** Recorded information **
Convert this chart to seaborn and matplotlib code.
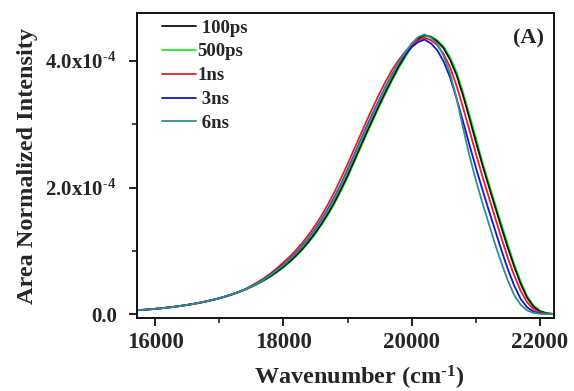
import numpy as np
import pandas as pd
import matplotlib

matplotlib.use("Agg")
import matplotlib.pyplot as plt
import seaborn as sns
from matplotlib.lines import Line2D
from matplotlib.ticker import FixedLocator

# Wavenumber grid (cm-1) the spectra were read at
wavenumber = [
    15700, 15800, 15900, 16000, 16100, 16200, 16300, 16400, 16500, 16600,
    16700, 16800, 16900, 17000, 17100, 17200, 17300, 17400, 17500, 17600,
    17700, 17800, 17900, 18000, 18100, 18200, 18300, 18400, 18500, 18600,
    18700, 18800, 18900, 19000, 19100, 19200, 19300, 19400, 19500, 19600,
    19700, 19800, 19900, 20000, 20100, 20200, 20300, 20400, 20500, 20600,
    20700, 20800, 20900, 21000, 21100, 21200, 21300, 21400, 21500, 21600,
    21700, 21800, 21900, 22000, 22100, 22200,
]

# Area normalized intensity, in units of 1e-4
int_100ps = [
    0.062, 0.069, 0.076, 0.085, 0.095, 0.106, 0.118, 0.132, 0.147, 0.164,
    0.183, 0.204, 0.227, 0.253, 0.282, 0.315, 0.351, 0.391, 0.436, 0.486,
    0.541, 0.604, 0.673, 0.750, 0.836, 0.932, 1.039, 1.159, 1.292, 1.44,
    1.60, 1.78, 1.98, 2.19, 2.42, 2.65, 2.88, 3.10, 3.32, 3.53,
    3.73, 3.92, 4.09, 4.24, 4.35, 4.41, 4.38, 4.31, 4.20, 4.02,
    3.78, 3.46, 3.10, 2.73, 2.37, 2.03, 1.70, 1.37, 1.05, 0.75,
    0.48, 0.26, 0.12, 0.045, 0.015, 0.005,
]
int_500ps = [
    0.061, 0.068, 0.075, 0.084, 0.093, 0.104, 0.116, 0.130, 0.145, 0.161,
    0.180, 0.201, 0.224, 0.249, 0.278, 0.310, 0.346, 0.385, 0.429, 0.478,
    0.533, 0.595, 0.663, 0.738, 0.823, 0.918, 1.023, 1.141, 1.272, 1.418,
    1.576, 1.753, 1.95, 2.16, 2.39, 2.62, 2.85, 3.07, 3.29, 3.50,
    3.70, 3.89, 4.06, 4.22, 4.33, 4.40, 4.39, 4.33, 4.23, 4.06,
    3.83, 3.51, 3.16, 2.79, 2.42, 2.08, 1.75, 1.42, 1.10, 0.79,
    0.52, 0.29, 0.14, 0.055, 0.02, 0.006,
]
int_1ns = [
    0.062, 0.069, 0.076, 0.085, 0.095, 0.106, 0.118, 0.132, 0.147, 0.164,
    0.183, 0.204, 0.227, 0.253, 0.282, 0.315, 0.351, 0.391, 0.451, 0.508,
    0.571, 0.645, 0.727, 0.819, 0.913, 1.018, 1.135, 1.265, 1.410, 1.568,
    1.744, 1.94, 2.15, 2.37, 2.60, 2.83, 3.06, 3.28, 3.49, 3.69,
    3.87, 4.02, 4.15, 4.25, 4.33, 4.37, 4.33, 4.25, 4.11, 3.90,
    3.61, 3.27, 2.91, 2.54, 2.19, 1.86, 1.53, 1.20, 0.89, 0.61,
    0.37, 0.19, 0.08, 0.03, 0.01, 0.003,
]
int_3ns = [
    0.062, 0.069, 0.076, 0.085, 0.095, 0.106, 0.118, 0.132, 0.147, 0.164,
    0.183, 0.204, 0.227, 0.253, 0.282, 0.315, 0.351, 0.391, 0.438, 0.490,
    0.556, 0.629, 0.704, 0.784, 0.874, 0.975, 1.087, 1.212, 1.351, 1.504,
    1.672, 1.86, 2.06, 2.28, 2.51, 2.74, 2.97, 3.19, 3.40, 3.61,
    3.80, 3.97, 4.11, 4.22, 4.30, 4.34, 4.28, 4.17, 3.99, 3.74,
    3.41, 3.05, 2.68, 2.32, 1.98, 1.65, 1.33, 1.01, 0.71, 0.45,
    0.24, 0.11, 0.04, 0.015, 0.005, 0.002,
]
int_6ns = [
    0.062, 0.069, 0.076, 0.085, 0.095, 0.106, 0.118, 0.132, 0.147, 0.164,
    0.183, 0.204, 0.227, 0.253, 0.282, 0.315, 0.351, 0.391, 0.437, 0.488,
    0.552, 0.622, 0.696, 0.776, 0.865, 0.964, 1.075, 1.199, 1.336, 1.488,
    1.654, 1.84, 2.045, 2.26, 2.49, 2.72, 2.95, 3.17, 3.39, 3.60,
    3.80, 3.98, 4.14, 4.28, 4.38, 4.42, 4.37, 4.27, 4.08, 3.80,
    3.41, 2.95, 2.51, 2.12, 1.77, 1.44, 1.11, 0.81, 0.53, 0.30,
    0.15, 0.06, 0.021, 0.007, 0.002, 0.001,
]

delays = ["100ps", "500ps", "1ns", "3ns", "6ns"]
legend_text = [" 100ps", "500ps", "1ns", " 3ns", " 6ns"]
colors = {"100ps": "#111111", "500ps": "#22ee22", "1ns": "#ee1c1c",
          "3ns": "#1515d5", "6ns": "#2f8f8f"}
# green sits under the black trace in the original
draw_order = ["500ps", "100ps", "1ns", "3ns", "6ns"]

sns.set_style("ticks")
plt.rcParams["font.family"] = ["Liberation Serif", "DejaVu Serif"]
plt.rcParams["font.weight"] = "bold"
plt.rcParams["axes.labelweight"] = "bold"
plt.rcParams["mathtext.fontset"] = "custom"
plt.rcParams["mathtext.rm"] = "Liberation Serif:bold"
plt.rcParams["mathtext.bf"] = "Liberation Serif:bold"
plt.rcParams["mathtext.default"] = "rm"

series = {"100ps": int_100ps, "500ps": int_500ps, "1ns": int_1ns,
          "3ns": int_3ns, "6ns": int_6ns}
frames = []
for name, vals in series.items():
    frames.append(pd.DataFrame({"wavenumber": wavenumber,
                                "intensity": np.array(vals) * 1e-4,
                                "delay": name}))
df = pd.concat(frames, ignore_index=True)

fig = plt.figure(figsize=(5.74, 3.91), dpi=100)
ax = fig.add_axes([0.2395, 0.187, 0.7255, 0.779])

sns.lineplot(data=df, x="wavenumber", y="intensity", hue="delay",
             hue_order=draw_order, palette=colors, linewidth=1.3,
             legend=False, ax=ax)

ax.set_xlim(15724, 22218)
ax.set_ylim(-0.058e-4, 4.755e-4)

ax.set_xticks([16000, 18000, 20000, 22000])
ax.set_xticklabels(["16000", "18000", "20000", "22000"], fontsize=16.5)
ax.xaxis.set_minor_locator(FixedLocator([17000, 19000, 21000]))
ax.set_yticks([0, 2e-4, 4e-4])
ax.set_yticklabels(["0.0", r"2.0x10$^{\text{-4}}$", r"4.0x10$^{\text{-4}}$"],
                   fontsize=15)
ax.yaxis.set_minor_locator(FixedLocator([1e-4, 3e-4]))

ax.tick_params(axis="both", which="major", direction="out", length=6,
               width=1.3, color="#111111")
ax.tick_params(axis="x", which="major", pad=4)
ax.tick_params(axis="y", which="major", pad=9)
ax.tick_params(axis="both", which="minor", direction="out", length=3.5,
               width=1.1, color="#111111")
ax.tick_params(top=False, right=False)
for spine in ax.spines.values():
    spine.set_linewidth(1.4)
    spine.set_color("#111111")

ax.set_xlabel("Wavenumber (cm$^{\\text{-1}}$)", fontsize=17.5)
ax.set_ylabel("Area Normalized Intensity", fontsize=17.5)
ax.xaxis.set_label_coords(0.532, -0.152)
ax.yaxis.set_label_coords(-0.24, 0.5)

handles = [Line2D([], [], color=colors[d], linewidth=1.3) for d in delays]
ax.legend(handles, legend_text, loc="upper left",
          bbox_to_anchor=(0.06, 0.98), frameon=False, handlelength=1.8,
          handletextpad=0.05, labelspacing=0.36, borderpad=0,
          borderaxespad=0, prop={"family": "Liberation Serif",
                                 "weight": "bold", "size": 13.5})

ax.text(0.94, 0.918, "(A)", transform=ax.transAxes, ha="center",
        va="center", fontsize=16, fontweight="bold")

fig.savefig("out.png", dpi=100)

** Task brief **
Extract the lines exactly, please: the first line of the listing, the line with "from matplotlib.ticker import FixedLocator", and every line between them, but no pictures.

** Result **
Convert this chart to seaborn and matplotlib code.
import numpy as np
import pandas as pd
import matplotlib

matplotlib.use("Agg")
import matplotlib.pyplot as plt
import seaborn as sns
from matplotlib.lines import Line2D
from matplotlib.ticker import FixedLocator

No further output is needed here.